# GIVEN INSTRUCTION
Please, without the pictures, retype exactly the lines from the start of the material through the line that holds "-- ($(T1.base east)+(0,8)$);".

# INFORMATION SUPPLIED
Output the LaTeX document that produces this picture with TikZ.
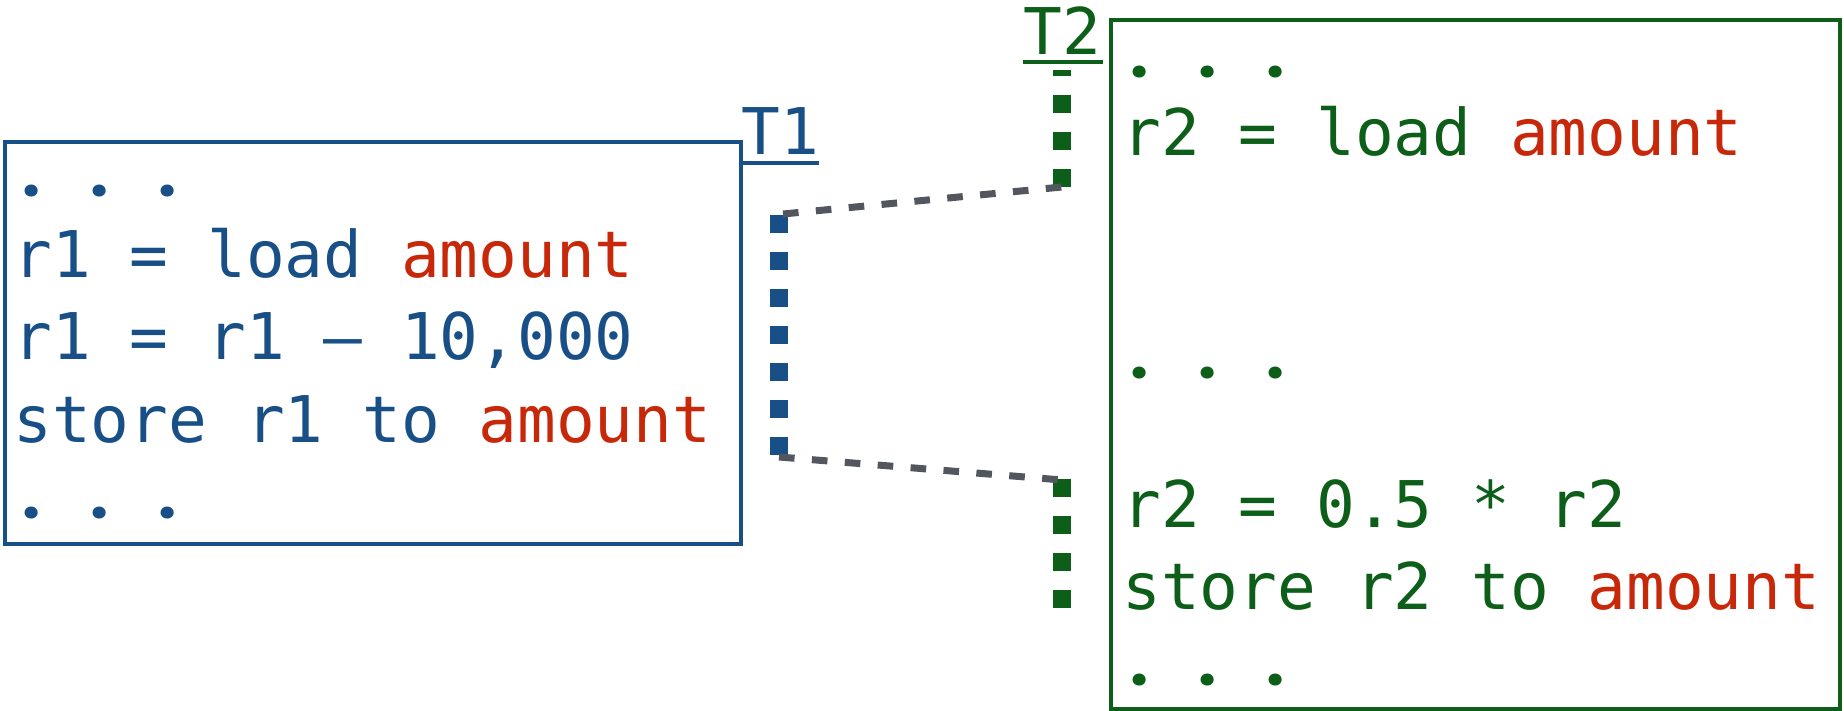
\documentclass[tikz,border=0pt]{standalone}
\usepackage{fontspec}
\newfontfamily\codefont{DejaVu Sans Mono}
\newfontfamily\dotfont{Poppins}
\usetikzlibrary{calc}
\definecolor{tblue}{RGB}{24,79,135}
\definecolor{tgreen}{RGB}{12,94,24}
\definecolor{tred}{RGB}{200,40,10}
\definecolor{tgray}{RGB}{82,86,94}
\newcommand{\amt}{\textcolor{tred}{amount}}
\newcommand{\onedot}{\makebox[0pt][c]{\dotfont\bfseries .}}
\newcommand{\dotrow}{\onedot\hspace{34pt}\onedot\hspace{34pt}\onedot}
\begin{document}
\begin{tikzpicture}[x=0.5pt,y=-0.5pt,
  code/.style={anchor=base west, inner sep=0pt, font=\codefont\fontsize{32.2pt}{38pt}\selectfont},
  boxline/.style={line width=1.65pt},
  thread/.style={line width=9pt, dash pattern=on 9pt off 9.5pt},
  link/.style={tgray, line width=3.5pt, dash pattern=on 7.8pt off 8.7pt}]
\useasboundingbox (0,0) rectangle (1844,711);

% boxes
\draw[tblue, boxline] (5,142) rectangle (741,544);
\draw[tgreen, boxline] (1111,20) rectangle (1840,709);

% left box text
\begin{scope}[every node/.style={code, text=tblue}]
\node (l0) at (31,197) {\dotrow};
\node (l1) at (13,278) {r1 = load \amt};
\node (l2) at (13,360) {r1 = r1 – 10,000};
\node (l3) at (13,443) {store r1 to \amt};
\node (l4) at (31,518) {\dotrow};
\node (T1) at (741,155) {T1};
\end{scope}
\draw[tblue, line width=1.9pt] ($(T1.base west)+(-1,8)$) -- ($(T1.base east)+(0,8)$);

% right box text
\begin{scope}[every node/.style={code, text=tgreen}]
\node (r0) at (1139,78) {\dotrow};
\node (r1) at (1122,156) {r2 = load \amt};
\node (r2) at (1139,379) {\dotrow};
\node (r3) at (1122,527) {r2 = 0.5 * r2};
\node (r4) at (1122,609) {store r2 to \amt};
\node (r5) at (1139,685) {\dotrow};
\node (T2) at (1023,55) {T2};
\end{scope}
\draw[tgreen, line width=1.9pt] ($(T2.base west)+(0,7)$) -- ($(T2.base east)+(2,7)$);

% thread timelines
\coordinate (a1) at (779,215);
\coordinate (a2) at (779,455);
\coordinate (b1) at (1062,187);
\coordinate (b0) at (1062,70);
\coordinate (c1) at (1062,479);
\coordinate (c2) at (1062,609);

\draw[tblue, thread] (a1) -- (a2);
\draw[tgreen, thread] (b1) -- (b0);
\draw[tgreen, thread] (c1) -- (c2);

% switches
\draw[link] ([xshift=2pt,yshift=0.5pt]a1) -- (b1);
\draw[link] ([yshift=-1pt]a2) -- ([yshift=-0.5pt]c1);
\end{tikzpicture}
\end{document}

# FINAL RESULT
Output the LaTeX document that produces this picture with TikZ.
\documentclass[tikz,border=0pt]{standalone}
\usepackage{fontspec}
\newfontfamily\codefont{DejaVu Sans Mono}
\newfontfamily\dotfont{Poppins}
\usetikzlibrary{calc}
\definecolor{tblue}{RGB}{24,79,135}
\definecolor{tgreen}{RGB}{12,94,24}
\definecolor{tred}{RGB}{200,40,10}
\definecolor{tgray}{RGB}{82,86,94}
\newcommand{\amt}{\textcolor{tred}{amount}}
\newcommand{\onedot}{\makebox[0pt][c]{\dotfont\bfseries .}}
\newcommand{\dotrow}{\onedot\hspace{34pt}\onedot\hspace{34pt}\onedot}
\begin{document}
\begin{tikzpicture}[x=0.5pt,y=-0.5pt,
  code/.style={anchor=base west, inner sep=0pt, font=\codefont\fontsize{32.2pt}{38pt}\selectfont},
  boxline/.style={line width=1.65pt},
  thread/.style={line width=9pt, dash pattern=on 9pt off 9.5pt},
  link/.style={tgray, line width=3.5pt, dash pattern=on 7.8pt off 8.7pt}]
\useasboundingbox (0,0) rectangle (1844,711);

% boxes
\draw[tblue, boxline] (5,142) rectangle (741,544);
\draw[tgreen, boxline] (1111,20) rectangle (1840,709);

% left box text
\begin{scope}[every node/.style={code, text=tblue}]
\node (l0) at (31,197) {\dotrow};
\node (l1) at (13,278) {r1 = load \amt};
\node (l2) at (13,360) {r1 = r1 – 10,000};
\node (l3) at (13,443) {store r1 to \amt};
\node (l4) at (31,518) {\dotrow};
\node (T1) at (741,155) {T1};
\end{scope}
\draw[tblue, line width=1.9pt] ($(T1.base west)+(-1,8)$) -- ($(T1.base east)+(0,8)$);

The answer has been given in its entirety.